Everyone wants SQL Server back online immediately, but what is the actual business impact of being offline? It’s important to quantify the cost of downtime because that enables you to understand where a critical tipping point lies. As your tolerance for enduring downtime approaches zero minutes, the cost of a DR solution that can ensure recovery within that number of minutes increases exponentially. While it is possible to configure a DR solution for near-instantaneous failover and recovery—the cost of such a solution is hard to justify for most organizations. The longer you can afford to be offline—even if that’s just a few additional minutes—the more affordable the DR solution that can put you back online within that period.

So, what does it cost your business to be offline? One might measure that cost in terms of, say, the value of total database transactions committed per minute. For one company, an average minute of downtime might represent $1M in lost revenue; for another, it might represent only $100 in lost revenue. You need to quantify the cost of an extended period of downtime because after some point in time the cost to you of downtime will exceed the cost of a DR solution that would have SQL Server up and running before that point in time.

That point forms the basis for what is known as your recovery time objective (RTO). RTO quantifies the amount of time within which another instance of SQL Server must be brought online and into service so that your business can operate without further interruption.
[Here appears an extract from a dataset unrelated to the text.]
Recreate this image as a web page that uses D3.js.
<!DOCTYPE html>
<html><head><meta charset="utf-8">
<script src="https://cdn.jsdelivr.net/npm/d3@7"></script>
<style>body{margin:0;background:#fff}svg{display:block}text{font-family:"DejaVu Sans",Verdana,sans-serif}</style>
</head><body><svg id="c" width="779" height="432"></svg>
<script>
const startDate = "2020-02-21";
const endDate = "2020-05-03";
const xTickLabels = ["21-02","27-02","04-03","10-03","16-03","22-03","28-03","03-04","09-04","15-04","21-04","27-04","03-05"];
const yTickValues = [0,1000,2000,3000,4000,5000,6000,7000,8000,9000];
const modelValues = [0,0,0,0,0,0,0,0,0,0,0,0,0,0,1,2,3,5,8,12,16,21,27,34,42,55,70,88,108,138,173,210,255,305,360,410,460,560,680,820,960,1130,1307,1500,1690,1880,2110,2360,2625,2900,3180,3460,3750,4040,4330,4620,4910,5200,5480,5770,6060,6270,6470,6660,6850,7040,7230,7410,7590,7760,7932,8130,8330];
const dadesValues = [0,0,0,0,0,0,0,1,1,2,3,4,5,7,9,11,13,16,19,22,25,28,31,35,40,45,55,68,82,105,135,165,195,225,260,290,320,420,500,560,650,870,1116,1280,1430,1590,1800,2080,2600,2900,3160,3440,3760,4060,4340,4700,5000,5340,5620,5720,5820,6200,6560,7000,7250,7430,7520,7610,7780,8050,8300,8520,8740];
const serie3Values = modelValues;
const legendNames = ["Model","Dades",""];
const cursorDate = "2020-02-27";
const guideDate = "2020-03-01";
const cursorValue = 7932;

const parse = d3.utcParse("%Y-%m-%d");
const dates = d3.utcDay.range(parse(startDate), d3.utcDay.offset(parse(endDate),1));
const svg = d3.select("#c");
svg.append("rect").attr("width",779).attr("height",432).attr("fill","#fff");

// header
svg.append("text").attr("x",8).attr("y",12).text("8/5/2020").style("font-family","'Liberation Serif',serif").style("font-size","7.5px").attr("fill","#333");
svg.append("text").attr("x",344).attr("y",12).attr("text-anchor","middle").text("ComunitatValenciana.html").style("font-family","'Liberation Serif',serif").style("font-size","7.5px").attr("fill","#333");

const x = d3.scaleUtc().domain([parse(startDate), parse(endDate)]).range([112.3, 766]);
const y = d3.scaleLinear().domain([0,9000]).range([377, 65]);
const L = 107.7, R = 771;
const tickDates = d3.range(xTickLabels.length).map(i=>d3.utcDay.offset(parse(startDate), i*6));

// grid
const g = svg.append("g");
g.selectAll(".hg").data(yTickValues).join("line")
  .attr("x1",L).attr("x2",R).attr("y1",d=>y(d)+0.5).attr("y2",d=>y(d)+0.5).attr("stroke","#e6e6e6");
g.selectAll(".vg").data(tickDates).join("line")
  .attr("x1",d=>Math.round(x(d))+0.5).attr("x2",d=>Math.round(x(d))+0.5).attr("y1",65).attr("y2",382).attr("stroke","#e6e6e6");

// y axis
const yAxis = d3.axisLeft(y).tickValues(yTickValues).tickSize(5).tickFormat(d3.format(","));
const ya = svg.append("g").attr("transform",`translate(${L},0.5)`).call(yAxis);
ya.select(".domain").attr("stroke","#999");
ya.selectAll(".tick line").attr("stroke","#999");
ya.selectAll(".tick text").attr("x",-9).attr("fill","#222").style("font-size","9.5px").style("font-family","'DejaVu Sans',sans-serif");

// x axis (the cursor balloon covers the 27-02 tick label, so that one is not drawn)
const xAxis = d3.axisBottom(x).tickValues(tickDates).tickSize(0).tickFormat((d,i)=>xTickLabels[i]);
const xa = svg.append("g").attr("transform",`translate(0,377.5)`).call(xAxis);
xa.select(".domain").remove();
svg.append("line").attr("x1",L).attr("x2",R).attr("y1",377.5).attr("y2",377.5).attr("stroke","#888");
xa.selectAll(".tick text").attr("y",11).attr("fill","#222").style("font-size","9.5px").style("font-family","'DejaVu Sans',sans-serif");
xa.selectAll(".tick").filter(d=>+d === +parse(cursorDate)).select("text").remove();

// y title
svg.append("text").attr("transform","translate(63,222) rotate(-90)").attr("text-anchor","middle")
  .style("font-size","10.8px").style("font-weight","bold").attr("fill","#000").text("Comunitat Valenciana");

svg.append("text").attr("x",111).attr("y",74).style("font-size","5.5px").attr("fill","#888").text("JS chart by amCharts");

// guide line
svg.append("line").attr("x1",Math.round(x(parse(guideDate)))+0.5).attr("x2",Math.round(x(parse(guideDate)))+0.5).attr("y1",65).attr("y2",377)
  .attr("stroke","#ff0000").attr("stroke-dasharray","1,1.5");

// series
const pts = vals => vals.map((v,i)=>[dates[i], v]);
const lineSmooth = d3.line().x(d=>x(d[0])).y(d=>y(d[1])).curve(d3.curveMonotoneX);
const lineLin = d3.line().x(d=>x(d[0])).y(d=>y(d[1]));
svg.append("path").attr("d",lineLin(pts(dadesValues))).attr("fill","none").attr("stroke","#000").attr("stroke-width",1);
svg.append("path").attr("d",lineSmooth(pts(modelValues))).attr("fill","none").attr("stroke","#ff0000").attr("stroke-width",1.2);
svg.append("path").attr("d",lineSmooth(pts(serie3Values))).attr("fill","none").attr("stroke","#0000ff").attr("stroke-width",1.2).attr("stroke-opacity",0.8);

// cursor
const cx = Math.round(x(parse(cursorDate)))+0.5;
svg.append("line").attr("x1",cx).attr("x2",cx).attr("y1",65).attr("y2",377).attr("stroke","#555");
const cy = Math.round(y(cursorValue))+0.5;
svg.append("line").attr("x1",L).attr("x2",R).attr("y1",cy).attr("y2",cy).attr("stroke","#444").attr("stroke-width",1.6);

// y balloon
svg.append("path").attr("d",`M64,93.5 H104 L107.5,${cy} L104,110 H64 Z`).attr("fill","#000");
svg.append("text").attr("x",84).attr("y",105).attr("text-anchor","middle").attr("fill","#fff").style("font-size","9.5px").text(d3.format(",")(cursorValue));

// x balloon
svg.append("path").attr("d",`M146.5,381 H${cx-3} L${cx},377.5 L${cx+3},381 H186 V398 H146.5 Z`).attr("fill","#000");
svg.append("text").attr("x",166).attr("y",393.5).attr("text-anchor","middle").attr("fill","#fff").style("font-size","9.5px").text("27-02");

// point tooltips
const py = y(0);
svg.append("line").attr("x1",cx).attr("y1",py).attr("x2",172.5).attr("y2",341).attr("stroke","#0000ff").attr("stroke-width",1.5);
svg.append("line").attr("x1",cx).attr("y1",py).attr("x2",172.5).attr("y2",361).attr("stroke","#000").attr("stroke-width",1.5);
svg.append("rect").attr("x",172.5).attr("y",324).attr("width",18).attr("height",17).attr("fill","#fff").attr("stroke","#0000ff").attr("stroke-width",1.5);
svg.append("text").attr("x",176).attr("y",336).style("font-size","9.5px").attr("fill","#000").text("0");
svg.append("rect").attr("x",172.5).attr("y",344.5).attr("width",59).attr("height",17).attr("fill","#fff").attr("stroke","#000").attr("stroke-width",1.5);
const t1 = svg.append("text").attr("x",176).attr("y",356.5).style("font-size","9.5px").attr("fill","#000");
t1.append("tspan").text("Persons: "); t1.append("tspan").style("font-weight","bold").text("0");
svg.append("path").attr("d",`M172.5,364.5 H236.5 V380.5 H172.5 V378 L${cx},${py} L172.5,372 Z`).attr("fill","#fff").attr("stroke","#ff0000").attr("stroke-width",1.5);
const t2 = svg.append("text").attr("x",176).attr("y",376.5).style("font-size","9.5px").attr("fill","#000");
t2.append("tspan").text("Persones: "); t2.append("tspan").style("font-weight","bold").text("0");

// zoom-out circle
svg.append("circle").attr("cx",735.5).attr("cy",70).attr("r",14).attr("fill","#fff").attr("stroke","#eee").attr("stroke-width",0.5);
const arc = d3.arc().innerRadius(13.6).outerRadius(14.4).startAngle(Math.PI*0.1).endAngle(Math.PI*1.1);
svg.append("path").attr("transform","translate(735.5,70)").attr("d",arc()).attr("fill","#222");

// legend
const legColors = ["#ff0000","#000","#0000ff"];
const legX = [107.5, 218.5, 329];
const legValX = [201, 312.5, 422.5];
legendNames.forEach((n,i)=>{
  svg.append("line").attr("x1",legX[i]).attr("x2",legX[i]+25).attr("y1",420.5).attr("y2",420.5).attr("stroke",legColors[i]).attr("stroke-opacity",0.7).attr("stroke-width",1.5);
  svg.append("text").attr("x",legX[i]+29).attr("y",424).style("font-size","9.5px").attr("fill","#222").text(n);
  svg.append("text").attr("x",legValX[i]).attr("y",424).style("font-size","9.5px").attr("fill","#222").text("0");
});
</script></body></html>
Note one thing, though: depending on the environment in which your business operates, there may be other costs you may need to consider beyond simply the value of transactions occurring during an average period. What’s the reputational cost to your business if you are offline? That may be much harder to quantify, but it also may be no less important, depending on your business.

Quantifying acceptable data loss

Disaster-proofing SQL Server involves more than bringing another instance of SQL Server online within a specified RTO. You need to ensure that the second instance of SQL Server can interact with the same data that the primary instance of SQL Server had been using before it went offline. If you’re running SQL Server in the cloud, your backup instance of SQL Server needs its own copy of the data that the primary instance had been using.
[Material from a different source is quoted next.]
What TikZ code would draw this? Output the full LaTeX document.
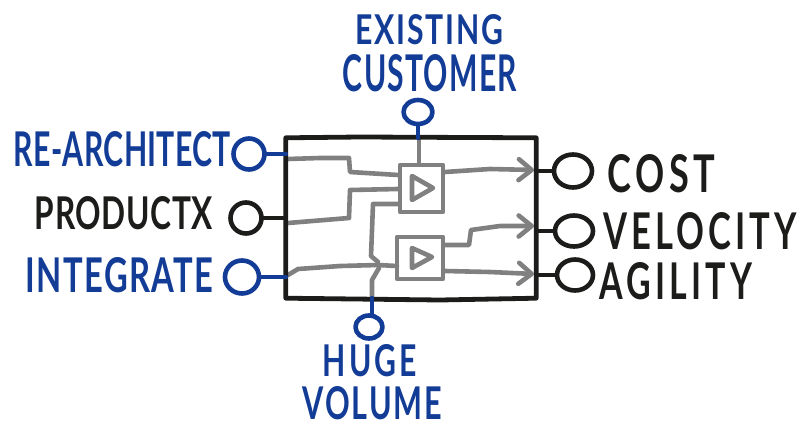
\documentclass[tikz,border=0pt]{standalone}
\usepackage{fontspec}
\setmainfont{Lato}
\usetikzlibrary{arrows.meta,shapes.geometric}
\definecolor{inkblue}{HTML}{123C96}
\definecolor{inkblack}{HTML}{1C1C1A}
\definecolor{inkgray}{HTML}{808080}
\newcommand{\fitlabel}[4]{\resizebox{#1pt}{#2pt}{\bfseries\addfontfeatures{LetterSpace=#3}#4}}
\tikzset{
  x=1pt,y=-1pt,
  every path/.style={line cap=round,line join=round},
  term/.style={ellipse,draw,line width=4.6pt,inner sep=0pt,fill=none},
  lbl/.style={inner sep=0pt,anchor=center},
  wire/.style={draw=inkgray,line width=4.6pt},
  lead/.style={line width=4.6pt},
  gate/.style={rectangle,draw=inkgray,line width=4.6pt,inner sep=0pt},
  tri/.style={draw=inkgray,line width=4.6pt},
  arr/.style={wire,-{Straight Barb[round,length=13pt,width=21pt]}},
  blue/.style={color=inkblue},
  blk/.style={color=inkblack}
}
\begin{document}
\begin{tikzpicture}
\useasboundingbox (0,0) rectangle (802,428);
% box and gates
\node[rectangle,inner sep=0pt,minimum width=250pt,minimum height=160pt] (box) at (411,218) {};
\node[gate,minimum width=43pt,minimum height=47pt] (g1) at (421.5,188.5) {};
\node[gate,minimum width=46pt,minimum height=42pt] (g2) at (420,258) {};
\draw[tri] (412,176) -- (433,188) -- (412,200) -- cycle;
\draw[tri] (412,248) -- (432,257) -- (412,268) -- cycle;
% wire coordinates
\coordinate (a1) at (288,159);
\coordinate (a2) at (288,223);
\coordinate (a3) at (288,275);
\coordinate (b1) at (398,175);
\coordinate (b2) at (398,189);
\coordinate (b3) at (398,204);
\coordinate (b4) at (397,266);
\coordinate (ctl1) at (419,139);
\coordinate (ctl2) at (372,297);
\coordinate (o1) at (445,172);
\coordinate (o2) at (445,245);
\coordinate (o3) at (445,271);
\coordinate (e1) at (534,170);
\coordinate (e2) at (534,226);
\coordinate (e3) at (534,274);
% gray wires
\draw[wire] (a1) -- (320,158) -- (349,158) -- (350,172) -- (b1);
\draw[wire] (a2) -- (349,218) -- (350,190) -- (b2);
\draw[wire] (a3) -- (298,269) -- (340,266) -- (378,265) -- (b4);
\draw[wire] (b3) -- (373,204) -- (371,256) -- (378,262);
\draw[wire] (ctl2) -- (372,280) -- (379,268);
\draw[wire] (ctl1) -- (g1.north -| ctl1);
\draw[arr] (o1) -- (490,169) -- (e1);
\draw[arr] (o2) -- (469,245) -- (471,230) -- (500,226) -- (e2);
\draw[arr] (o3) -- (490,272) -- (e3);
% outer box on top
\draw[blk,line width=4.8pt] (box.north west) -- (360,137) -- (box.north east) -- (box.south east) -- (440,300) -- (box.south west) -- cycle;
% terminals
\node[term,blue,minimum width=31pt,minimum height=31pt] (t1) at (249,154) {};
\node[term,blk,minimum width=31pt,minimum height=31pt] (t2) at (246,218) {};
\node[term,blue,minimum width=34pt,minimum height=33pt] (t3) at (242,277) {};
\node[term,blk,minimum width=38pt,minimum height=33pt] (t4) at (573,171) {};
\node[term,blk,minimum width=38pt,minimum height=31pt] (t5) at (574,231) {};
\node[term,blk,minimum width=36pt,minimum height=31pt] (t6) at (575,275) {};
\node[term,blue,minimum width=29pt,minimum height=24pt] (t7) at (418,112) {};
\node[term,blue,minimum width=27pt,minimum height=23pt] (t8) at (369,327) {};
% leads
\draw[lead,blue] (t1.east) -- (box.west |- t1.east);
\draw[lead,blk] (t2.east) -- (box.west |- t2.east);
\draw[lead,blue] (t3.east) -- (box.west |- t3.east);
\draw[lead,blk] (t4.west) -- (box.east |- t4.west);
\draw[lead,blk] (t5.west) -- (box.east |- t5.west);
\draw[lead,blk] (t6.west) -- (box.east |- t6.west);
\draw[lead,blue] (t7.south) -- (box.north -| t7.south);
\draw[lead,blue] (t8.north -| ctl2) -- (box.south -| ctl2);
% labels
\node[lbl,color=inkblue] (l1) at (122.5,149.5) {\fitlabel{217}{35}{1}{RE-ARCHITECT}};
\node[lbl,color=inkblack] (l2) at (124,213.5) {\fitlabel{178}{33}{2}{PRODUCTX}};
\node[lbl,color=inkblue] (l3) at (119.5,275.5) {\fitlabel{187}{35}{4}{INTEGRATE}};
\node[lbl,color=inkblack] (l4) at (661.5,174) {\fitlabel{107}{38}{12}{COST}};
\node[lbl,color=inkblack] (l5) at (700,231.5) {\fitlabel{194}{37}{12}{VELOCITY}};
\node[lbl,color=inkblack] (l6) at (676,281.5) {\fitlabel{152}{37}{12}{AGILITY}};
\node[lbl,color=inkblue] (l7) at (429,30) {\fitlabel{148}{30}{6}{EXISTING}};
\node[lbl,color=inkblue] (l8) at (430,73.5) {\fitlabel{174}{37}{4}{CUSTOMER}};
\node[lbl,color=inkblue] (l9) at (370,361) {\fitlabel{94}{32}{10}{HUGE}};
\node[lbl,color=inkblue] (l10) at (372.5,403.5) {\fitlabel{139}{33}{6}{VOLUME}};
\end{tikzpicture}
\end{document}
How you ensure that your backup SQL Server infrastructure has a copy of all the data that the primary system is using becomes a crucial question in a DR scenario. Using log shipping techniques or relying on a recent backup shared to the secondary infrastructure may expose your organization to data gaps. Those gaps reflect the period of time that elapsed between the last backup or log snapshot and the moment the primary SQL Server instance went offline. That gap could be measured in anything from seconds to hours or days. If you’re using a high speed synchronous data replication system to keep the primary and secondary storage systems in sync, the database files in your secondary SQL Server infrastructure may perfectly mirror the database files in the primary infrastructure and there will be no data gap at all.
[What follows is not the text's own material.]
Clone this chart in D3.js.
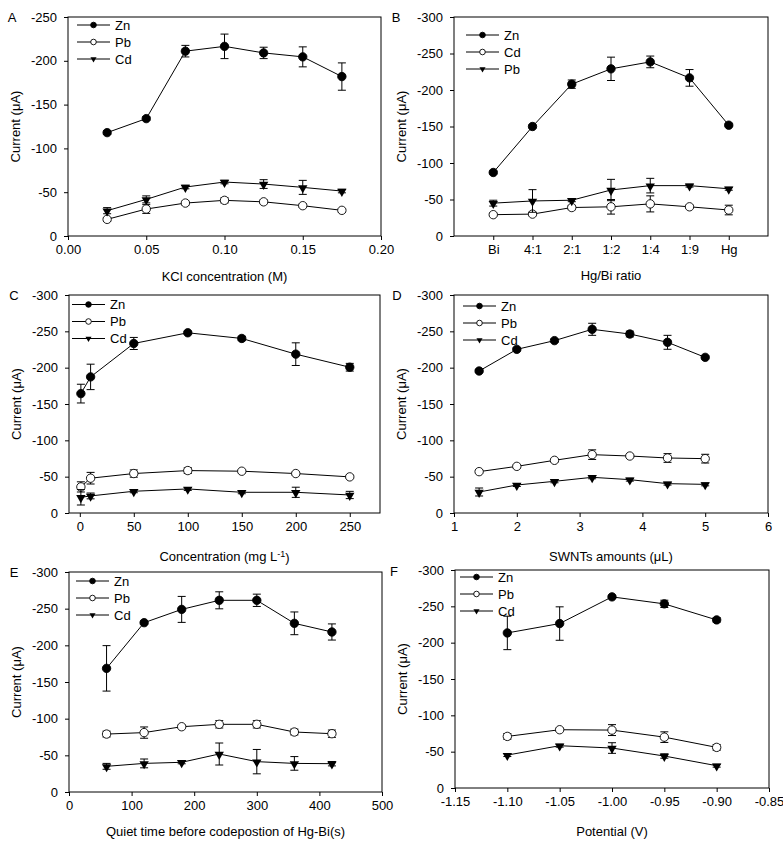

The question for you is how great a data gap your organization can accept. Clearly, no one wants to lose any committed transactions but, as above, the cost of disaster-proofing your infrastructure increases as your tolerance for data loss approaches zero. The degree to which your secondary database fully mirrors your primary database is represented by what is known as your recovery point objective (RPO). The RPO represents the number of seconds or minutes of data loss that you consider acceptable in a disaster recovery scenario. As with RTO, you can configure DR solutions with an RPO that approaches zero minutes of data loss. The question is whether the cost of such a solution can be justified—and that really depends on the nature of the transactions and their importance to your business.

Fitting your needs into your budget

As you can see, the answers to questions about RTO and RPO will help you determine how best to approach disaster-proofing SQL Server. A realistic assessment of the value of lost time and lost data can help you determine what your budget should be—if for no other reason than a failure to meet those objectives will prove more costly to your business than the cost of a DR solution engineered to meet those requirements.

Given a variety of RTO and RPO needs, there are multiple approaches to configuring for DR. If your organization can tolerate a high RTO and RPO, log shipping and backup techniques may enable you to disaster-proof your SQL Server infrastructure sufficiently and without extra costs. If your recovery time and recovery point objectives demand a rapid recovery and minimal-to-no data loss, you’ll need to look at more sophisticated solutions.

One approach would be to use Windows Failover Clustering Services (WFCS) to build out a multi-node failover cluster in the cloud. Two of the nodes might be built out in separate availability zones within a single region, with a third built out in a remote region (thereby fully protecting yourself from an outage affecting multiple AZs in a single region). WFCS supports rapid failover among cluster nodes, ensuring a very low RTO.

You could achieve a low RPO by using the Always On Availability Group (AG) replication features built into SQL Server. These replication features ensure that data is fully replicated between the primary and secondary infrastructures in the same region (and asynchronously with the infrastructure in the remote region). If a disaster strikes the primary instance of SQL Server, the secondary instance in the same region would immediately take over with minimal RTO and zero RPO. If the secondary in the same region were also affected by the disaster, recovery on the 3rd node in the remote region would be a manual process.. There is a risk of a data gap (a reduced RPO) if the DR solution relies on that remote region’s infrastructure because data replication to the remote infrastructure was asynchronous and data replication to the remote node may not have completed when the primary infrastructure went offline. Still, such a data gap might be a matter of seconds rather than minutes or hours.

The downside of the AG approach is its cost. To replicate SQL Server databases among three separate cluster nodes using AG requires use of SQL Server Enterprise Edition. If that requires you to upgrade from SQL Server Standard edition, the cost of disaster-proofing your infrastructure would increase considerably. Alternatively, you could use a third-party SANless Clustering tool with WFCS to achieve the same DR results without the high price tag associated with AGs. The SANless Clustering approach involves block-level replication of data from the primary instance to the secondary instances (either synchronously or asynchronously). It offers a slight advantage over AGs insofar as the approach will replicate everything in the target storage volumes (whereas AG only replicates the user-defined SQL Server databases). The cost advantage of a SANless Cluster approach lies in the fact that you don’t need to use SQL Server Enterprise edition to replicate your data effectively. You can replicate data between two local nodes and one remote node while continuing to rely on SQL Server Standard Edition if that’s the edition that’s driving your organization.

Ask the questions. Determine your organization’s real needs for RTO and RPO. Only when you know what you really need is it time to start shopping for solutions.